The bone-thinning disease called osteoporosis is a big problem for women past menopause. It causes painful spine fractures and broken hips that plunge many women into a final downward spiral.
So it seemed to make sense to monitor older women's bones on a regular basis to see when they need to start taking drugs that prevent bone loss and fractures. Since Medicare will pay for a bone-density scan every two years, that's what many women have been getting.
But a new study says it's not necessary for perhaps half of women over 67.
These women show no bone loss, or very little, on their first bone density scan. For them, the study says, it's not necessary to do another scan for 15 years.
For women whose initial bone scan shows a moderate level of bone loss, the study indicates another scan in five years. And for those with pronounced bone thinning – but not yet at a level considered osteoporosis – scanning should be done once a year to predict when a fracture may be imminent and drug therapy should begin.
The study appears in this week's New England Journal of Medicine.
Dr. Margaret Gourlay of the University of North Carolina, who led the study, told Shots her team didn't expect older women with normal or near-normal bone density would take so long to develop osteoporosis. Of the 5,000 women in the study, half were in this low-risk group at the age of 67.

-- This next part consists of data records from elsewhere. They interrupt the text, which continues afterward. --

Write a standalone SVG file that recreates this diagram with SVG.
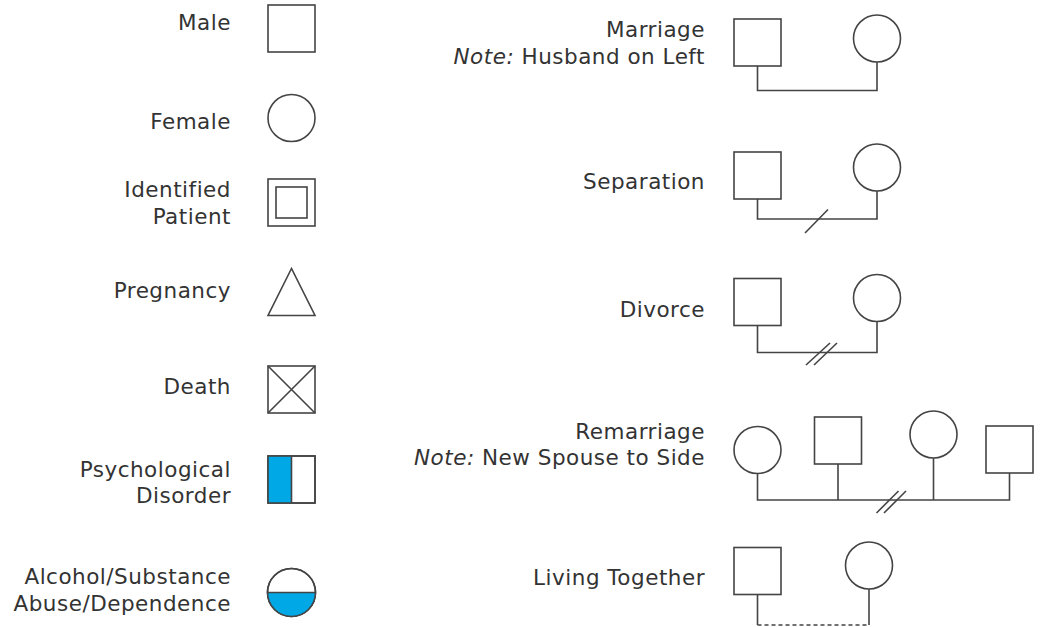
<svg xmlns="http://www.w3.org/2000/svg" width="1052" height="627" viewBox="0 0 1052 627">
<style>
  .lbl { font-family: "DejaVu Sans", "Liberation Sans", sans-serif; font-size: 21.5px; letter-spacing: 0.5px; fill: #333; text-anchor: end; }
  .it { font-style: italic; }
  .sym { fill: #fff; stroke: #444; stroke-width: 1.6; }
  .ln { fill: none; stroke: #444; stroke-width: 1.6; }
  .fill { fill: #00A9E6; }
  .dash { fill: none; stroke: #444; stroke-width: 1.6; stroke-dasharray: 4 3; }
</style>
<rect width="1052" height="627" fill="#fff"/>

<g id="male">
  <text class="lbl" x="231" y="30">Male</text>
  <rect class="sym" x="268" y="5" width="47" height="47"/>
</g>
<g id="female">
  <text class="lbl" x="231" y="129">Female</text>
  <circle class="sym" cx="291.5" cy="118" r="23.5"/>
</g>
<g id="identified-patient">
  <text class="lbl" x="231" y="197">Identified</text>
  <text class="lbl" x="231" y="224">Patient</text>
  <rect class="sym" x="268" y="179" width="47" height="47"/>
  <rect class="sym" x="276" y="187" width="31" height="31"/>
</g>
<g id="pregnancy">
  <text class="lbl" x="231" y="298">Pregnancy</text>
  <polygon class="sym" points="291.5,268.5 268,315.5 315,315.5"/>
</g>
<g id="death">
  <text class="lbl" x="231" y="394">Death</text>
  <rect class="sym" x="268" y="366" width="47" height="47"/>
  <path class="ln" d="M268,366 L315,413 M315,366 L268,413"/>
</g>
<g id="psychological-disorder">
  <text class="lbl" x="231" y="476.5">Psychological</text>
  <text class="lbl" x="231" y="503">Disorder</text>
  <rect class="sym" x="268" y="456" width="47" height="47"/>
  <rect class="fill" x="268" y="456" width="23.5" height="47"/>
  <rect class="ln" x="268" y="456" width="47" height="47"/>
  <line class="ln" x1="291.5" y1="456" x2="291.5" y2="503"/>
</g>
<g id="substance-abuse">
  <text class="lbl" x="231" y="584">Alcohol/Substance</text>
  <text class="lbl" x="231" y="611">Abuse/Dependence</text>
  <circle class="sym" cx="291.5" cy="592.5" r="24"/>
  <path class="fill" d="M267.5,592.5 A24,24 0 0 0 315.5,592.5 Z"/>
  <circle class="ln" cx="291.5" cy="592.5" r="24"/>
  <line class="ln" x1="267.5" y1="592.5" x2="315.5" y2="592.5"/>
</g>

<g id="marriage">
  <text class="lbl" x="705" y="37">Marriage</text>
  <text class="lbl" x="705" y="63.5"><tspan class="it">Note:</tspan> Husband on Left</text>
  <rect class="sym" x="734" y="19" width="47" height="47"/>
  <circle class="sym" cx="877" cy="38.5" r="23.5"/>
</g>
<g id="separation">
  <text class="lbl" x="705" y="188.5">Separation</text>
  <rect class="sym" x="734" y="152" width="47" height="47"/>
  <circle class="sym" cx="877" cy="167.5" r="23.5"/>
</g>
<g id="divorce">
  <text class="lbl" x="705" y="317">Divorce</text>
  <rect class="sym" x="734" y="278.5" width="47" height="47"/>
  <circle class="sym" cx="877" cy="298" r="23.5"/>
</g>
<g id="remarriage">
  <text class="lbl" x="705" y="438.5">Remarriage</text>
  <text class="lbl" x="705" y="465"><tspan class="it">Note:</tspan> New Spouse to Side</text>
  <circle class="sym" cx="757.5" cy="450" r="23.5"/>
  <rect class="sym" x="814.5" y="417" width="47" height="47"/>
  <circle class="sym" cx="933.5" cy="434.5" r="23.5"/>
  <rect class="sym" x="986" y="426" width="47" height="47"/>
</g>
<g id="living-together">
  <text class="lbl" x="705" y="585">Living Together</text>
  <rect class="sym" x="734" y="547.5" width="47" height="47"/>
  <circle class="sym" cx="869" cy="565.5" r="23.5"/>
</g>

<g id="connectors">
  <path class="ln" d="M757.5,66 V90.5 H877 V62"/>
  <path class="ln" d="M757.5,199 V219 H877 V191"/>
  <line class="ln" x1="805" y1="233" x2="828" y2="209.5"/>
  <path class="ln" d="M757.5,325.5 V352.5 H877 V321.5"/>
  <line class="ln" x1="806" y1="365" x2="830" y2="343"/>
  <line class="ln" x1="814" y1="365" x2="837" y2="343"/>
  <path class="ln" d="M757.5,473.5 V500 H1009.5 V473 M838,464 V500 M933.5,458 V500"/>
  <line class="ln" x1="876.5" y1="513" x2="898.5" y2="491"/>
  <line class="ln" x1="884" y1="513" x2="906" y2="491"/>
  <path class="ln" d="M757.5,594.5 V625 M869,589 V625"/>
  <line class="dash" x1="757.5" y1="625" x2="869" y2="625"/>
</g>
</svg>
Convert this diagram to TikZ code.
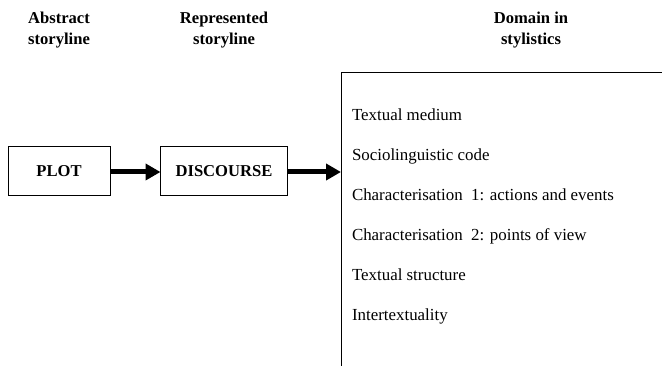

Only 10 percent of them developed the disease over about 15 years. But for women with moderate bone loss at age 67, it took about five years for 10 percent to develop osteoporosis. And for women with the greatest degree of osteopenia, as this pre-osteoporosis condition is called, it took only a year for 10 percent of them to turn the corner into osteoporosis.

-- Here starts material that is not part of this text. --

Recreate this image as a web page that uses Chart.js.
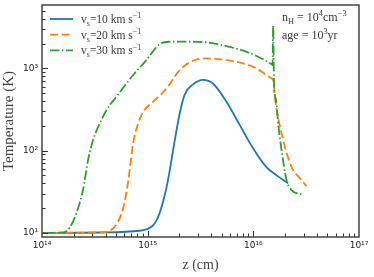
<!DOCTYPE html>
<html><head><meta charset="utf-8">
<script src="https://cdn.jsdelivr.net/npm/chart.js@4.4.1/dist/chart.umd.min.js"></script>
<style>html,body{margin:0;padding:0;background:#fff;overflow:hidden}</style>
</head><body>
<canvas id="c" width="374" height="277"></canvas>
<script>
// ---- data ----
const shockSpeeds = [10, 20, 30];
const zBlue = [1e14, 3.5e14, 8.4e14, 9.7e14, 1.05e15, 1.125e15, 1.2e15, 1.30e15, 1.4e15, 1.51e15, 1.62e15, 1.74e15, 2.01e15, 2.24e15, 2.69e15, 3.35e15, 4.17e15, 5.57e15, 7.45e15, 9.97e15, 1.33e16, 1.66e16, 2.14e16];
const tBlue = [10, 10.1, 10.6, 11.0, 11.5, 12.3, 13.9, 17.5, 24, 36, 58, 101, 283, 480, 640, 725, 650, 392, 204, 106, 63, 50, 40];
const zOrange = [1e14, 3.5e14, 4.38e14, 5.06e14, 5.85e14, 6.53e14, 7.28e14, 8.12e14, 9.06e14, 1.125e15, 1.51e15, 2.01e15, 2.69e15, 3.60e15, 5.57e15, 8.02e15, 1.07e16, 1.33e16, 1.49e16, 1.54e16, 1.61e16, 1.85e16, 2.30e16, 2.76e16, 3.19e16];
const tOrange = [10, 10.1, 10.6, 12.7, 19.8, 41.7, 122, 214, 296, 393, 571, 955, 1240, 1320, 1260, 1150, 1000, 830, 755, 720, 412, 162, 63, 46, 37];
const zGreen = [1e14, 1.58e14, 1.83e14, 2.11e14, 2.44e14, 2.73e14, 3.04e14, 3.52e14, 4.07e14, 5.06e14, 7.28e14, 9.73e14, 1.30e15, 1.62e15, 2.33e15, 3.60e15, 5.57e15, 8.63e15, 1.24e16, 1.49e16, 1.52e16, 1.54e16, 1.57e16, 1.64e16, 1.73e16, 1.85e16, 2.06e16, 2.30e16, 2.87e16];
const tGreen = [10, 10.1, 11.6, 17.2, 33, 77, 134, 214, 310, 452, 830, 1260, 1980, 2110, 2120, 2070, 1860, 1590, 1290, 1120, 1100, 3330, 658, 412, 195, 101, 44, 33, 29.3];

const xMajor = [1e14, 1e15, 1e16, 1e17];
const xTickLabels = ['10¹⁴', '10¹⁵', '10¹⁶', '10¹⁷'];
const yMajor = [10, 100, 1000];
const yTickLabels = ['10¹', '10²', '10³'];
const xMinor = [];
[14, 15, 16].forEach(d => { for (let m = 2; m <= 9; m++) xMinor.push(m * Math.pow(10, d)); });
const yMinor = [];
[1, 2, 3].forEach(d => { for (let m = 2; m <= 9; m++) { const v = m * Math.pow(10, d); if (v <= 5900) yMinor.push(v); } });
const xTicks = xMajor.concat(xMinor).sort((a, b) => a - b);
const yTicks = yMajor.concat(yMinor).sort((a, b) => a - b);

const colors = ['#1f77b4', '#ff7f0e', '#2ca02c'];
const dashes = [[], [8, 3.5], [9.5, 2.5, 1.5, 2.5]];
const SERIF = '"Liberation Serif", "DejaVu Serif", serif';

function pts(zs, ts) { return zs.map((z, i) => ({ x: z, y: ts[i] })); }

function rich(ctx, parts, x, y, size) {
  let cx = x;
  parts.forEach(p => {
    const small = p.sub || p.sup;
    const s = small ? size * 0.7 : size;
    ctx.font = s + 'px ' + SERIF;
    const dy = p.sub ? size * 0.25 : (p.sup ? -size * 0.4 : 0);
    ctx.fillText(p.t, cx, y + dy);
    cx += ctx.measureText(p.t).width;
  });
}

const frameTicks = {
  id: 'frameTicks',
  afterDatasetsDraw(chart) {
    const { ctx, chartArea: a, scales: { x, y } } = chart;
    ctx.save();
    ctx.strokeStyle = '#333';
    ctx.lineWidth = 1;
    ctx.beginPath();
    xTicks.forEach(v => {
      if (v <= 1e14 || v >= 1e17) return;
      const px = Math.round(x.getPixelForValue(v)) + 0.5;
      const len = xMajor.includes(v) ? 6 : 3.5;
      ctx.moveTo(px, a.bottom); ctx.lineTo(px, a.bottom - len);
    });
    yTicks.forEach(v => {
      const py = Math.round(y.getPixelForValue(v)) + 0.5;
      const len = yMajor.includes(v) ? 6 : 3.5;
      ctx.moveTo(a.left, py); ctx.lineTo(a.left + len, py);
    });
    ctx.stroke();
    ctx.strokeStyle = '#444';
    ctx.lineWidth = 1.5;
    ctx.strokeRect(a.left, a.top, a.right - a.left, a.bottom - a.top);
    ctx.restore();
  }
};

const legendAndNotes = {
  id: 'legendAndNotes',
  afterDraw(chart) {
    const { ctx, chartArea: a } = chart;
    ctx.save();
    ctx.textBaseline = 'alphabetic';
    ctx.fillStyle = '#3a3a3a';
    chart.data.datasets.forEach((ds, i) => {
      const ly = 19 + i * 15.7;
      ctx.strokeStyle = ds.borderColor;
      ctx.lineWidth = ds.borderWidth;
      ctx.setLineDash(ds.borderDash || []);
      ctx.beginPath();
      ctx.moveTo(a.left + 8, ly); ctx.lineTo(a.left + 31, ly);
      ctx.stroke();
      ctx.setLineDash([]);
      rich(ctx, [{ t: 'v' }, { t: 's', sub: true }, { t: '=' + shockSpeeds[i] + ' km s' }, { t: '−1', sup: true }], a.left + 39, ly + 4, 11.5);
    });
    rich(ctx, [{ t: 'n' }, { t: 'H', sub: true }, { t: ' = 10' }, { t: '4', sup: true }, { t: 'cm' }, { t: '−3', sup: true }], 282, 21, 12);
    rich(ctx, [{ t: 'age = 10' }, { t: '3', sup: true }, { t: 'yr' }], 282, 39, 12);
    ctx.restore();
  }
};

new Chart(document.getElementById('c'), {
  type: 'line',
  data: {
    datasets: shockSpeeds.map((v, i) => ({
      label: 'vs=' + v + ' km s-1',
      data: [pts(zBlue, tBlue), pts(zOrange, tOrange), pts(zGreen, tGreen)][i],
      borderColor: colors[i],
      borderWidth: 1.8,
      borderDash: dashes[i],
      pointRadius: 0,
      fill: false,
      cubicInterpolationMode: 'monotone',
      order: 2 - i
    }))
  },
  options: {
    responsive: false,
    animation: false,
    devicePixelRatio: 1,
    layout: { padding: { left: 0, right: 15, top: 5, bottom: 0 } },
    plugins: { legend: { display: false }, tooltip: { enabled: false } },
    scales: {
      x: {
        type: 'logarithmic', min: 1e14, max: 1e17,
        afterBuildTicks(s) { s.ticks = xTicks.map(v => ({ value: v })); },
        afterFit(s) { s.height = 40; s.paddingLeft = 0; s.paddingRight = 0; },
        grid: { display: false, drawTicks: false },
        border: { display: false },
        ticks: {
          autoSkip: false, maxRotation: 0, padding: 3, color: '#222',
          font: { family: 'DejaVu Sans', size: 9 },
          callback(v) { const i = xMajor.indexOf(v); return i >= 0 ? xTickLabels[i] : ''; }
        },
        title: { display: true, text: 'z (cm)', color: '#444', font: { family: SERIF, size: 14 }, padding: { top: 0, bottom: 3 } }
      },
      y: {
        type: 'logarithmic', min: 8.9, max: 5900,
        afterBuildTicks(s) { s.ticks = yTicks.map(v => ({ value: v })); },
        afterFit(s) { s.width = 42; s.paddingTop = 0; s.paddingBottom = 0; },
        grid: { display: false, drawTicks: false },
        border: { display: false },
        ticks: {
          autoSkip: false, padding: 4, color: '#222',
          font: { family: 'DejaVu Sans', size: 9 },
          callback(v) { const i = yMajor.indexOf(v); return i >= 0 ? yTickLabels[i] : ''; }
        },
        title: { display: true, text: 'Temperature (K)', color: '#444', font: { family: SERIF, size: 15 }, padding: { top: 0, bottom: 0 } }
      }
    }
  },
  plugins: [frameTicks, legendAndNotes]
});
</script>
</body></html>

"We knew there would be a difference," Gourlay says. "We didn't expect that much of a difference."
The use of bone density scans has been controversial. Two years ago, NPR's Alix Spiegel reported that the test was originally promoted by drug maker Merck as a way of expanding the number of women using its drug Fosamax, which prevents bone loss.

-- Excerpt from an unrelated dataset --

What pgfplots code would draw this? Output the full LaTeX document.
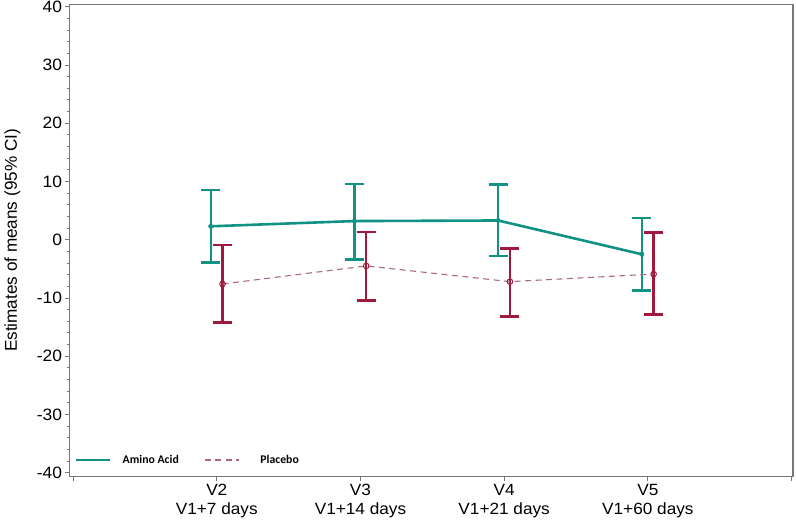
\documentclass[border=0pt]{standalone}
\usepackage{pgfplots}
\pgfplotsset{compat=1.18}
\usepackage{fontspec}
\setmainfont{Liberation Sans}
\newfontfamily\tickfont{Liberation Sans}[FakeStretch=1.06]
\newfontfamily\legfont{Carlito}
\definecolor{teal1}{RGB}{18,146,132}
\definecolor{crim}{RGB}{160,25,60}
\definecolor{mauve}{RGB}{170,105,125}
\definecolor{framec}{RGB}{120,120,120}

\pgfplotstableread{
x y ep em
0.958 2.3 6.2 6.2
1.958 3.2 6.4 6.6
2.958 3.3 6.2 6.1
3.958 -2.5 6.2 6.2
}\amino
\pgfplotstableread{
x y ep em
1.04 -7.6 6.7 6.6
2.04 -4.5 5.8 5.9
3.04 -7.2 5.7 6.0
4.04 -5.9 7.1 6.9
}\placebo

\begin{document}
\begin{tikzpicture}
\begin{axis}[
  scale only axis, width=723.5bp, height=472bp,
  xmin=-0.025, xmax=5.01, ymin=-40.65, ymax=40.38,
  axis line style={framec, line width=1.4bp},
  xtick={0,1,2,3,4,5},
  xticklabels={{},{V2\\V1+7 days},{V3\\V1+14 days},{V4\\V1+21 days},{V5\\V1+60 days},{}},
  xticklabel style={align=center, font=\tickfont\fontsize{16.3}{19.5}\selectfont},
  ytick={-40,-30,...,40}, minor y tick num=4,
  yticklabel style={font=\tickfont\fontsize{16.5}{18}\selectfont},
  /pgf/number format/assume math mode=true,
  tick align=outside, xtick pos=bottom, ytick pos=left,
  tick style={framec, line width=0.9bp},
  major tick length=4bp, minor tick length=2.5bp,
  ylabel={Estimates of means (95\% CI)},
  ylabel style={font=\fontsize{17.2}{19}\selectfont, at={(axis description cs:-0.079,0.5)}, anchor=center},
  legend columns=2,
  legend style={draw=none, fill=none, inner sep=0pt, at={(axis description cs:0.0075,0.035)}, anchor=west,
    font=\legfont\bfseries\fontsize{11.8}{13}\selectfont,
    nodes={inner xsep=0pt},
    /tikz/every odd column/.append style={column sep=11bp},
    /tikz/every even column/.append style={column sep=25.5bp}},
  legend image code/.code={\draw[#1] (0bp,0bp) -- (34bp,0bp);},
]
\coordinate (O) at (axis description cs:0,0);
% error bars
\addplot[draw=none, mark=none, forget plot,
  error bars/.cd, y dir=both, y explicit,
  error bar style={teal1, line width=2.5bp},
  error mark options={rotate=90, teal1, mark size=9.5bp, line width=2.5bp}]
  table[x=x, y=y, y error plus=ep, y error minus=em] {\amino};
\addplot[teal1, line width=2.6bp, mark=*, mark size=2.2bp, mark options={solid, fill=teal1, line width=0.5bp}]
  table[x=x, y=y] {\amino};
\addlegendentry{Amino Acid}
\addplot[draw=none, mark=none, forget plot,
  error bars/.cd, y dir=both, y explicit,
  error bar style={crim, line width=2.5bp},
  error mark options={rotate=90, crim, mark size=9.5bp, line width=2.5bp}]
  table[x=x, y=y, y error plus=ep, y error minus=em] {\placebo};
\addplot[mauve, line width=1.1bp, dash pattern=on 6bp off 4.5bp, forget plot]
  table[x=x, y=y] {\placebo};
\addplot[only marks, mark=o, mark size=2.8bp, mark options={solid, draw=crim, fill=mauve!30, line width=1bp}, forget plot]
  table[x=x, y=y] {\placebo};
\addlegendimage{mauve, line width=1.1bp, dash pattern=on 6bp off 4.5bp}
\addlegendentry{\hspace*{10bp}Placebo}
\end{axis}
\pgfresetboundingbox
\path ([shift={(-69.5bp,-50.5bp)}]O) rectangle ++(797bp,527bp);
\end{tikzpicture}
\end{document}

Whatever its origins, bone scans have become an established part of medical practice. So the new federally financed study has important implications for older women and their doctors. "This paper provides useful guidance on how frequently people might need to be screened," says Anna Tosteson of Dartmouth Medical School.
Dr. Cliff Rosen, a bone specialist at Maine Medical Center, put it more bluntly. "This is going to make us think long and hard about what we 'know' from our data," he told Shots. "Like many things in medicine," he added, the prevailing notion that older women should have bone scans every two years "didn't come from anything scientific."
Many have argued, Rosen says, that "we're not going to wait for somebody to fracture before we start treating. We want to know how we can prevent those fractures. And we have good drugs. So tell us the time interval before we see people dropping into the danger zone. And that's what this paper tells us."
He predicts health care spending on bone density scans will go down "because we don't need to do the automatic every-two-years scan, which is what most providers are recommending.
"It will save Medicare dollars and target those people who really need closer monitoring and intervention," Rosen says.
Study author Gourlay isn't so sure about that. She acknowledges that many women are getting bone scans every two years "because Medicare will reimburse every two years."
But Gourlay points out that only 13 percent of Medicare-eligible women get a bone density scan in a given year – a sign that many aren't getting the baseline test that would inform their doctors what risk category they're in, and thus how often they should get a repeat scan.
"The main thing (this study) will do is not drastically cut down on bone density tests," Gourlay says. "We're hoping that people will just think about the test and that patients will ask for a first test more often. This is forgotten by both patients and primary care physicians."
She also says the bone density scan is not a perfect predictor of when a person is entering the osteoporosis danger zone. For example, it can't detect more subtle changes in the architecture of the bone.
So doctors need to pay attention to other osteoporosis risk factors, such as family history of osteoporosis, prior fracture after age 50, regular alcohol use, and medications such as steroids that cause bone loss.
Gourlay cautions against over-generalizing from the nearly all-white study group to other ethnic groups. And she stresses that the study doesn't apply to women under 67, who may have a different pattern of bone loss that will require a different schedule of bone scans. (For now, the U.S. Preventive Services Task Force does not generally recommend routine bone density scans until a woman reaches 65; it is silent about the frequency after that.)
The North Carolina group hopes to mine other data sources for clues on whether and how younger women should be screened for early signs of bone loss.